Isidore Fink: The real life locked room murder that stunned New York in 1929

As the success of the Knives Out series has proved, if there was even a grain of doubt before, everyone loves a murder mystery.

The third film in Rian Johnson’s throwback series of absolute bangers was 2025’s Wake Up Dead Man, a movie which concerns itself with a classic locked room mystery. The basic idea of these murders is that they occur in places that seem impossible for the perpetrator of said murder to escape from. Think The Murders in the Rue Morgue by Edgar Allan Poe or the Sherlock Holmes story The Adventure of the Speckled Band.

They’re a riotous watch, especially in the likes of Wake Up Dead Man, which allows the audience to speculate with the supernatural before bringing everything back down to earth right at the death.

It is hokum, though. Real-life murders don’t work like that because in real life, things aren’t that glamorous or mysterious. The vast majority of the time, people are killed and there are so many points of escape that there’d barely a point of investigating them. Or, the rest of the time, the killer is caught within hours of the event, right?

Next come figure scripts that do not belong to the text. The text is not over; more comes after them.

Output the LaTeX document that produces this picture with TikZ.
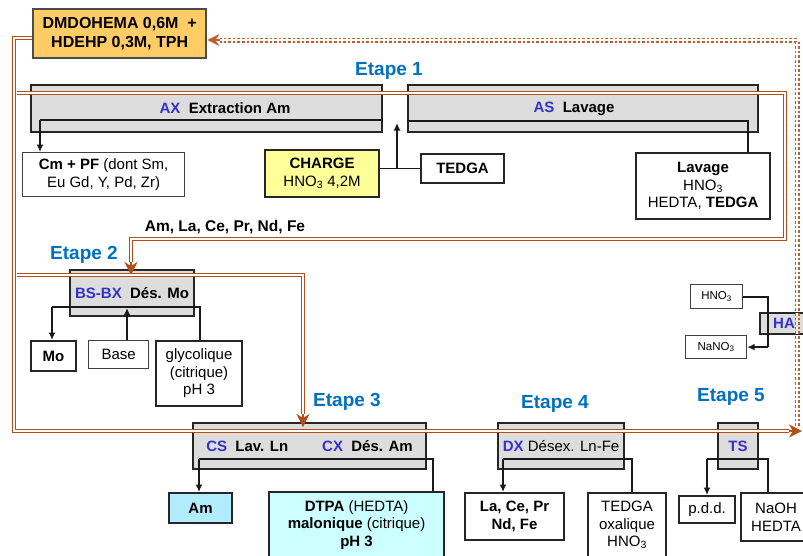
\documentclass[tikz,border=0pt]{standalone}
\usepackage{fontspec}
\setmainfont{Liberation Sans}
\usetikzlibrary{arrows.meta,calc}
\definecolor{rust}{RGB}{178,78,24}
\definecolor{rustl}{RGB}{190,96,46}
\definecolor{etblue}{RGB}{0,112,192}
\definecolor{lblue}{RGB}{51,51,204}
\definecolor{solvfill}{RGB}{255,204,102}
\definecolor{chfill}{RGB}{255,255,153}
\definecolor{amfill}{RGB}{178,236,255}
\definecolor{dtfill}{RGB}{204,255,255}
\definecolor{gfill}{RGB}{221,221,221}
\begin{document}
\begin{tikzpicture}[x=1pt,y=-1pt,
  every node/.style={font=\fontsize{15}{17.5}\selectfont},
  bx/.style={draw=black!85, line width=2.1pt, fill=white, align=center, anchor=north west, inner sep=0pt},
  thinbx/.style={bx, line width=1.2pt, draw=black!75},
  gbx/.style={bx, fill=gfill, line width=2.1pt},
  etape/.style={font=\fontsize{19}{22}\selectfont\bfseries, text=etblue, inner sep=0pt},
  conn/.style={draw=black!90, line width=1.8pt},
  carr/.style={conn, -{Latex[length=7.5pt,width=7pt]}},
  dbl/.style={draw=rust, line width=1.2pt, double=white, double distance=2pt},
  dsh/.style={draw=rustl, line width=1.8pt, double=white, double distance=1.4pt, dash pattern=on 2.6pt off 2pt},
  rhead/.style={draw=rust, line width=1.2pt, -{Stealth[length=13pt,width=13pt,inset=4pt,fill=rust]}},
  dhead/.style={draw=rustl, line width=1.4pt, -{Stealth[length=12pt,width=12pt,inset=4pt,fill=rustl]}}
]
\useasboundingbox (0,0) rectangle (803,555);

% ---------- boxes ----------
\node[bx, fill=solvfill, draw=black!70, line width=2.4pt, minimum width=173pt, minimum height=49pt,
      font=\fontsize{16}{19}\selectfont\bfseries] (solv) at (32,8) {DMDOHEMA 0,6M~~+\\HDEHP 0,3M, TPH};

\node[gbx, minimum width=351pt, minimum height=47pt, font=\fontsize{15}{17.5}\selectfont\bfseries] (ax) at (30,84)
  {\hspace*{37pt}{\color{lblue}AX}~~Extraction Am};
\node[gbx, minimum width=350pt, minimum height=47pt, font=\fontsize{15}{17.5}\selectfont\bfseries] (as) at (407,84)
  {{\color{lblue}AS}~~Lavage\hspace*{18pt}};

\node[thinbx, minimum width=162pt, minimum height=44pt] (cmpf) at (22,152)
  {\textbf{Cm + PF} (dont Sm,\\Eu Gd, Y, Pd, Zr)};
\node[bx, fill=chfill, minimum width=114pt, minimum height=47pt] (charge) at (264,149)
  {\textbf{CHARGE}\\HNO\textsubscript{3} 4,2M};
\node[bx, minimum width=83pt, minimum height=29pt] (tedga1) at (420,153) {\textbf{TEDGA}};
\node[bx, minimum width=134pt, minimum height=66pt] (lavage) at (635,152)
  {\textbf{Lavage}\\HNO\textsubscript{3}\\HEDTA, \textbf{TEDGA}};

\node[font=\fontsize{15.5}{17.5}\selectfont\bfseries, inner sep=0pt] (flux) at (225,227) {Am, La, Ce, Pr, Nd, Fe};

\node[gbx, minimum width=124pt, minimum height=46pt, font=\fontsize{15}{17.5}\selectfont\bfseries] (bsbx) at (69,269)
  {{\color{lblue}BS-BX}~~Dés. Mo};
\node[bx, minimum width=45pt, minimum height=30pt] (mo) at (30,340) {\textbf{Mo}};
\node[thinbx, minimum width=60pt, minimum height=28pt] (base) at (88,340) {Base};
\node[bx, minimum width=86pt, minimum height=65pt] (glyco) at (155,340) {glycolique\\(citrique)\\pH 3};

\node[gbx, minimum width=233pt, minimum height=46pt, font=\fontsize{15}{17.5}\selectfont\bfseries] (cscx) at (192,422)
  {{\color{lblue}CS}~~Lav. Ln\hspace{34pt}{\color{lblue}CX}~~Dés. Am};
\node[bx, fill=amfill, minimum width=63pt, minimum height=30pt] (am) at (168,492) {\textbf{Am}};
\node[bx, fill=dtfill, minimum width=175pt, minimum height=66pt] (dtpa) at (268,491)
  {\textbf{DTPA} (HEDTA)\\\textbf{malonique} (citrique)\\\textbf{pH 3}};

\node[gbx, minimum width=126pt, minimum height=46pt] (dx) at (497,422)
  {\textbf{\color{lblue}DX} Désex. Ln-Fe};
\node[bx, minimum width=99pt, minimum height=47pt] (lace) at (464,492) {\textbf{La, Ce, Pr}\\\textbf{Nd, Fe}};
\node[bx, minimum width=78pt, minimum height=64pt] (tedga2) at (587,492) {TEDGA\\oxalique\\HNO\textsubscript{3}};

\node[gbx, minimum width=40pt, minimum height=46pt] (ts) at (717,422) {\textbf{\color{lblue}TS}};
\node[bx, minimum width=56pt, minimum height=27pt] (pdd) at (678,495) {p.d.d.};
\node[bx, minimum width=70pt, minimum height=48pt] (naoh) at (740,492) {NaOH\\HEDTA};

\node[thinbx, minimum width=52pt, minimum height=24pt, font=\fontsize{11.5}{13}\selectfont] (hno3s) at (690,284) {HNO\textsubscript{3}};
\node[thinbx, minimum width=61pt, minimum height=23pt, font=\fontsize{11.5}{13}\selectfont] (nano3) at (685,335) {NaNO\textsubscript{3}};
\node[gbx, minimum width=48pt, minimum height=21pt, font=\fontsize{15}{17}\selectfont\bfseries] (ha) at (759,312) {\color{lblue}HA};

% ---------- etape labels ----------
\node[etape] (e1) at (389,71) {Etape 1};
\node[etape] (e2) at (84,255) {Etape 2};
\node[etape] (e3) at (347,402) {Etape 3};
\node[etape] (e4) at (555,404) {Etape 4};
\node[etape] (e5) at (731,397) {Etape 5};

% ---------- black connectors ----------
\coordinate (axi) at (40,120);
\draw[conn] (ax.east|-axi) -- (axi);
\draw[carr] (axi) -- (axi|-cmpf.north);

\coordinate (chj) at (397,123);
\draw[conn] (tedga1.west) -- (charge.east|-tedga1.west);
\draw[carr] (chj|-tedga1.west) -- (chj);

\coordinate (asi) at (748,121);
\draw[conn] (as.west|-asi) -- (asi) -- (asi|-lavage.north);

\coordinate (bl) at (52,307);
\coordinate (br) at (200,307);
\coordinate (bb) at (127,308);
\draw[conn] (bl) -- (br) -- (br|-glyco.north);
\draw[carr] (bl) -- (bl|-mo.north);
\draw[carr] (bb|-base.north) -- (bb);

\coordinate (cl) at (199,459);
\coordinate (cr) at (433,459);
\draw[conn] (cl) -- (cr) -- (cr|-dtpa.north);
\draw[carr] (cl) -- (cl|-am.north);

\coordinate (dl) at (503,459);
\coordinate (dr) at (632,459);
\draw[conn] (dl) -- (dr) -- (dr|-tedga2.north);
\draw[carr] (dl) -- (dl|-lace.north);

\coordinate (tl) at (707,459);
\coordinate (tr) at (768,459);
\draw[conn] (tl) -- (tr) -- (tr|-naoh.north);
\draw[carr] (tl) -- (tl|-pdd.north);

\coordinate (hj) at (768,0);
\draw[conn] (hno3s.east) -| (hj|-nano3.east);
\draw[carr] (hj|-nano3.east) -- (nano3.east);

% ---------- solvent double lines ----------
\coordinate (L1) at (14,38);
\coordinate (L2) at (14,431);
\coordinate (m5) at (789,431);
\coordinate (t5) at (802,431);
\draw[dbl] (solv.west|-L1) -- (L1) -- (L2) -- (m5);
\draw[rhead] (m5) -- (t5);

\coordinate (b1s) at (16.8,93);
\coordinate (b1r) at (785,93);
\coordinate (b1d) at (785,239);
\coordinate (b1l) at (131,239);
\coordinate (b1m) at (131,262);
\coordinate (b1t) at (131,275);
\draw[dbl] (b1s) -- (b1r) -- (b1d) -- (b1l) -- (b1m);
\draw[rhead] (b1m) -- (b1t);

\coordinate (b2s) at (16.8,275);
\coordinate (b2r) at (303,275);
\coordinate (b2m) at (303,414);
\coordinate (b2t) at (303,427);
\draw[dbl] (b2s) -- (b2r) -- (b2m);
\draw[rhead] (b2m) -- (b2t);

% ---------- dashed solvent return ----------
\coordinate (r0) at (797,426);
\coordinate (r1) at (797,40);
\coordinate (r2) at (220,40);
\draw[dsh] (r0) -- (r1) -- (r2);
\draw[dhead] (r2) -- (solv.east|-r2);
\end{tikzpicture}
\end{document}
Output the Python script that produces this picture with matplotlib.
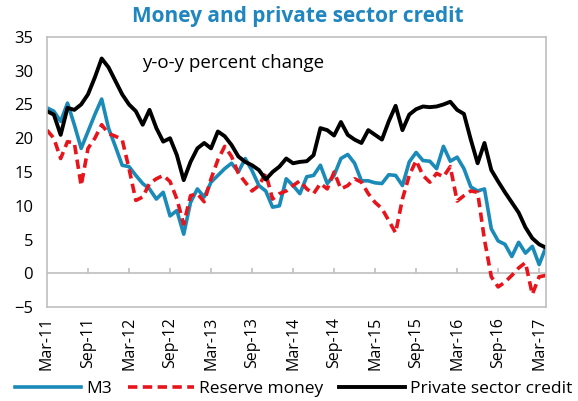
import matplotlib
matplotlib.use("Agg")
import matplotlib.pyplot as plt
import numpy as np
import pandas as pd

plt.rcParams['font.family'] = ['Open Sans', 'DejaVu Sans']

months = pd.date_range("2011-03-01", "2017-04-01", freq="MS")
tick_labels = ["Mar-11", "Sep-11", "Mar-12", "Sep-12", "Mar-13", "Sep-13", "Mar-14",
               "Sep-14", "Mar-15", "Sep-15", "Mar-16", "Sep-16", "Mar-17"]

m3 = [24.5, 24.0, 22.5, 25.2, 22.0, 18.5, 21.0, 23.5, 25.8, 21.5,
      18.8, 16.0, 15.8, 14.5, 13.3, 12.5, 11.0, 12.0, 8.5, 9.3,
      5.8, 10.5, 12.5, 11.3, 13.5, 14.5, 15.5, 16.3, 15.0, 17.0,
      15.2, 13.0, 12.2, 9.8, 10.0, 14.0, 13.0, 11.8, 14.3, 14.5,
      16.0, 13.3, 14.5, 17.0, 17.6, 16.3, 13.7, 13.7, 13.4, 13.3,
      14.6, 14.5, 13.0, 16.5, 17.9, 16.7, 16.6, 15.5, 18.8, 16.6,
      17.2, 15.5, 12.8, 12.2, 12.5, 6.6, 4.8, 4.3, 2.5, 4.6,
      3.0, 4.0, 1.3, 3.9]

reserve_money = [21.2, 20.0, 17.0, 19.5, 19.3, 13.0, 18.5, 20.0, 22.0, 20.7,
                 20.3, 19.8, 15.5, 10.8, 11.3, 13.3, 14.0, 14.5, 13.6, 11.0,
                 7.3, 11.5, 11.8, 10.6, 14.0, 16.8, 18.8, 17.3, 14.8, 13.5,
                 12.2, 13.0, 14.8, 11.0, 11.8, 12.2, 13.0, 13.7, 12.5, 11.8,
                 13.3, 12.5, 15.0, 12.5, 13.0, 14.0, 13.5, 11.8, 10.5, 9.6,
                 7.8, 6.0, 11.0, 14.5, 16.7, 14.5, 13.5, 14.8, 14.3, 15.8,
                 10.7, 11.5, 12.2, 12.0, 5.0, -0.5, -2.0, -1.3, -0.3, 0.8,
                 1.6, -3.1, -0.5, -0.3]

private_credit = [24.0, 23.5, 20.5, 24.5, 24.2, 25.0, 26.5, 29.0, 31.8, 30.5,
                  28.5, 26.5, 25.0, 24.0, 22.0, 24.2, 21.5, 19.5, 20.0, 17.5,
                  13.8, 16.5, 18.5, 19.3, 18.5, 21.0, 20.3, 19.0, 17.3, 16.5,
                  16.0, 15.3, 13.9, 15.0, 15.8, 17.0, 16.3, 16.5, 16.6, 17.5,
                  21.5, 21.2, 20.4, 22.4, 20.5, 19.8, 19.3, 21.2, 20.5, 19.8,
                  22.5, 24.8, 21.2, 23.5, 24.3, 24.7, 24.6, 24.7, 25.0, 25.4,
                  24.2, 23.6, 19.8, 16.3, 19.3, 15.3, 13.6, 12.0, 10.5, 9.0,
                  6.8, 5.2, 4.3, 3.8]

x = np.arange(len(months))

fig = plt.figure(figsize=(5.78, 4.01), dpi=100)
ax = fig.add_axes([0.0813, 0.234, 0.8633, 0.674])

blue = '#1A8AB8'
red = '#E8141B'
ax.plot(x, m3, color=blue, lw=2.6, label='M3')
ax.plot(x, reserve_money, color=red, lw=2.6, linestyle=(0, (2.6, 1.5)), label='Reserve money')
ax.plot(x, private_credit, color='black', lw=2.8, label='Private sector credit')

ax.set_xlim(0, len(months) - 1)
ax.set_ylim(-5, 35)
ax.set_yticks(np.arange(-5, 36, 5))
ax.tick_params(axis='y', length=0, labelsize=12, pad=10)

tick_pos = x[::6]
ax.set_xticks(tick_pos)
ax.set_xticklabels(tick_labels, rotation=90, fontsize=11.5)
ax.tick_params(axis='x', length=0, pad=7)

ax.axhline(0, color='#BFBFBF', lw=1.2, zorder=1)
ax.vlines(tick_pos[1:], 0, 0.8, color='#BFBFBF', lw=1.2, zorder=1)

for s in ax.spines.values():
    s.set_color('#BFBFBF')
    s.set_linewidth(1.2)

ax.text(0.19, 0.905, 'y-o-y percent change', transform=ax.transAxes, fontsize=13.5, va='center')

fig.suptitle('Money and private sector credit', x=0.515, y=0.985, fontsize=15,
             fontweight='bold', color='#1F86BF')

fig.legend(loc='center', bbox_to_anchor=(0.508, 0.03), ncol=3, frameon=False,
           fontsize=12.5, handlelength=3.8, columnspacing=0.9, handletextpad=0.3)

fig.savefig('out.png', dpi=100)
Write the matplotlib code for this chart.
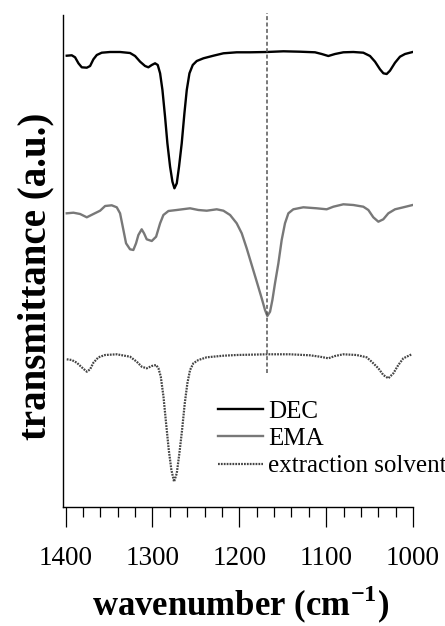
import matplotlib
matplotlib.use("Agg")
import matplotlib.pyplot as plt
from matplotlib.ticker import MultipleLocator

plt.rcParams['font.family'] = ['Liberation Serif', 'DejaVu Serif']
plt.rcParams['mathtext.fontset'] = 'custom'
plt.rcParams['mathtext.rm'] = 'Liberation Serif'
plt.rcParams['mathtext.bf'] = 'Liberation Serif:bold'

# ---- data (wavenumber in cm^-1, transmittance in arbitrary units incl. stacking) ----
dec_wn = [1398.7, 1392.9, 1389.1, 1385.2, 1381.4, 1375.6, 1371.8, 1368.0, 1364.1, 1358.4,
          1348.8, 1337.3, 1325.8, 1320.0, 1314.2, 1308.5, 1304.7, 1300.8, 1297.0, 1293.9,
          1291.2, 1288.5, 1285.5, 1282.8, 1279.7, 1277.0, 1274.7, 1272.0, 1269.4, 1266.3,
          1263.2, 1260.5, 1257.4, 1253.6, 1249.0, 1241.3, 1229.8, 1218.3, 1203.0, 1187.6,
          1168.4, 1149.2, 1130.1, 1112.8, 1105.1, 1097.5, 1089.8, 1080.2, 1068.7, 1057.2,
          1049.5, 1043.7, 1038.0, 1034.1, 1030.3, 1026.5, 1020.7, 1015.0, 1009.2, 1000.4]
dec_t = [4.513, 4.517, 4.497, 4.437, 4.397, 4.393, 4.41, 4.477, 4.52, 4.543,
         4.55, 4.55, 4.54, 4.51, 4.453, 4.41, 4.397, 4.42, 4.437, 4.42,
         4.337, 4.17, 3.903, 3.637, 3.403, 3.253, 3.187, 3.237, 3.403, 3.637,
         3.937, 4.17, 4.337, 4.42, 4.46, 4.487, 4.513, 4.537, 4.547, 4.547,
         4.55, 4.557, 4.553, 4.547, 4.53, 4.51, 4.53, 4.547, 4.55, 4.543,
         4.51, 4.453, 4.377, 4.337, 4.33, 4.363, 4.443, 4.503, 4.53, 4.55]

ema_wn = [1398.7, 1391.0, 1383.3, 1375.6, 1368.0, 1360.3, 1354.5, 1346.9, 1341.1, 1337.3,
          1334.2, 1330.4, 1325.8, 1322.0, 1318.9, 1316.2, 1312.4, 1309.7, 1306.6, 1300.8,
          1295.8, 1291.2, 1287.4, 1281.6, 1272.0, 1256.7, 1247.1, 1237.5, 1226.0, 1218.3,
          1210.6, 1203.0, 1197.2, 1191.5, 1185.7, 1179.9, 1174.2, 1170.4, 1167.7, 1164.6,
          1161.9, 1158.9, 1155.0, 1151.2, 1147.4, 1143.5, 1137.8, 1126.3, 1110.9, 1099.4,
          1091.7, 1080.2, 1068.7, 1057.2, 1051.4, 1045.7, 1039.9, 1034.2, 1028.4, 1020.7,
          1011.1, 1000.4]
ema_t = [2.937, 2.943, 2.93, 2.897, 2.93, 2.963, 3.01, 3.017, 2.997, 2.937,
         2.803, 2.637, 2.577, 2.57, 2.637, 2.72, 2.777, 2.737, 2.677, 2.66,
         2.703, 2.837, 2.92, 2.96, 2.97, 2.987, 2.97, 2.963, 2.977, 2.963,
         2.92, 2.837, 2.737, 2.587, 2.42, 2.253, 2.087, 1.97, 1.91, 1.953,
         2.07, 2.237, 2.437, 2.67, 2.837, 2.937, 2.977, 2.997, 2.987, 2.977,
         3.003, 3.027, 3.02, 3.003, 2.97, 2.897, 2.853, 2.877, 2.937, 2.977,
         2.997, 3.02]

sol_wn = [1398.7, 1392.9, 1387.1, 1381.4, 1375.6, 1371.8, 1368.0, 1362.2, 1354.5, 1341.1,
          1325.8, 1318.1, 1312.3, 1306.6, 1300.8, 1295.8, 1293.1, 1290.4, 1287.3, 1284.3,
          1281.2, 1278.2, 1275.1, 1272.0, 1269.0, 1265.9, 1262.8, 1259.8, 1256.7, 1252.9,
          1247.1, 1237.5, 1218.3, 1203.0, 1168.4, 1141.6, 1118.6, 1107.1, 1097.5, 1089.8,
          1080.2, 1064.9, 1053.4, 1047.6, 1039.9, 1034.2, 1028.4, 1022.6, 1016.9, 1011.1,
          1001.5]
sol_t = [1.477, 1.47, 1.443, 1.397, 1.353, 1.377, 1.443, 1.497, 1.52, 1.527,
         1.503, 1.453, 1.403, 1.387, 1.41, 1.42, 1.387, 1.303, 1.103, 0.837,
         0.57, 0.37, 0.253, 0.337, 0.537, 0.77, 1.037, 1.237, 1.37, 1.437,
         1.47, 1.497, 1.513, 1.52, 1.527, 1.527, 1.517, 1.503, 1.487, 1.51,
         1.527, 1.52, 1.497, 1.453, 1.387, 1.32, 1.287, 1.337, 1.42, 1.487,
         1.527]

labels = ['DEC', 'EMA', 'extraction solvent']
marker_wn = 1168
marker_t = (1.34, 4.94)
xticks = [1400, 1300, 1200, 1100, 1000]

fig = plt.figure(figsize=(4.45, 6.26), dpi=100)
ax = fig.add_axes([63/445, 1-507/626, (413-63)/445, (507-15)/626])

ax.plot(dec_wn, dec_t, color='black', lw=1.7, label=labels[0],
        solid_joinstyle='round')
ax.plot(ema_wn, ema_t, color='#787878', lw=1.7, label=labels[1],
        solid_joinstyle='round')
ax.plot(sol_wn, sol_t, color='#444444', lw=1.6, linestyle=(0, (0.8, 0.5)),
        label=labels[2])
ax.vlines(marker_wn, marker_t[0], marker_t[1], colors='#555555', lw=1.1,
          linestyles=(0, (2.6, 1.6)), clip_on=False)

ax.set_xlim(1403, 1000)
ax.set_ylim(0, 4.92)
ax.set_xticks(xticks)
ax.xaxis.set_minor_locator(MultipleLocator(20))
ax.set_yticks([])
for s in ['top', 'right']:
    ax.spines[s].set_visible(False)
for s in ['left', 'bottom']:
    ax.spines[s].set_linewidth(1.0)
ax.tick_params(axis='x', which='major', direction='out', length=14.4, width=0.9,
               labelsize=19.5, pad=14)
ax.tick_params(axis='x', which='minor', direction='out', length=7.2, width=0.9)

ax.set_xlabel(r'wavenumber (cm$^{\mathbf{-1}}$)', fontsize=25, fontweight='bold')
ax.xaxis.label.set_va('baseline')
ax.xaxis.set_label_coords(0.506, -(616-507)/492)
ax.set_ylabel('transmittance (a.u.)', fontsize=28, fontweight='bold')
ax.yaxis.label.set_va('baseline')
ax.yaxis.set_label_coords(-(63-45.5)/350, (507-276.5)/492)

leg = ax.legend(loc='upper left', bbox_to_anchor=(218/445, 1-400/626),
                bbox_transform=fig.transFigure, frameon=False, fontsize=18,
                handlelength=1.8, handletextpad=0.2, labelspacing=0.2,
                borderaxespad=0, borderpad=0)

fig.savefig('out.png', dpi=100)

Well, not quite. The truth is often stranger than fiction, as the saying goes. People have been killing people since there have been people to kill, and really, it was only a matter of time before someone took another person’s life in a way that truly baffled law enforcement of the time. In this case, the time was 1929. The place was New York City, and the victim was Isidore Fink. A name truly worth any detective thriller of the time and beyond.

Like many hard-boiled detective stories, it takes place late at night in the mean streets of the South Bronx.

Isidore Fink didn’t seem like a man with enemies. He was the 30-year-old proprietor of a laundry business on East 132nd Street. One couldn’t be too careful in a rough neighbourhood like East 132nd, yet still, Fink was. He wouldn’t even let strangers into his business as customers and kept his doors and windows bolted shut at all times. However, at 10.30pm on March 9th, 1929, his neighbour, Mrs Locklin Smith, called the police in a state of panic, saying that they could hear fighting in Funk’s apartment.

The officers arrived to find Fink’s front door typically locked, and a window of his atypically ajar. They paid a local to pry the door open before squeezing inside. Upon entering, they were met with the sight of Fink lying dead after being shot through the chest twice. A suicide, perhaps? It would have appeared so if the weapon was to hand, but there wasn’t a gun in the place. Officers even tore the place apart looking for one, down to removing the apartment’s floorboards.

The fact that Fink had a hot iron in the gas stove at the time of his discovery, along with Mrs Locklin Smith’s original testimony that she had heard fighting, pointed to one thing: murder. Had the killer fired through the window from the outside? No. A wound on Fink’s hand showed the telltale signs of a close-range gunshot wound, and there were numerous signs in the apartment of a physical struggle between Fink and his assailant.

So, whoever the murderer was, they were small enough to enter and leave through that window. Yet they also hadn’t thought to simply unbolt the front door the way the child who’d let the police in had. Any attempt to figure out the perpetrator from the motive fell apart as well. Fink barely associated with anyone and had no enemies. A robbery? Nothing had been taken from Fink’s apartment. There weren’t even any fingerprints in the apartment other than Fink’s.

A few people had theorised that Fink had been shot outside his apartment before entering it and bolting himself in, but at the time, no one could believe that a human being was capable of that. It wasn’t until nearly 15 years later, when a man in Scotland had shot himself in the head and walked home before finally dying, that anyone realised that the human body was capable of something like that. Considering that the freshest fingerprints of Fink’s in his apartment had been on the bolt to his door, it seemed like how Isidore Fink had died had finally been revealed.

Yet who did it, and why? It looks like we’ll never know for sure.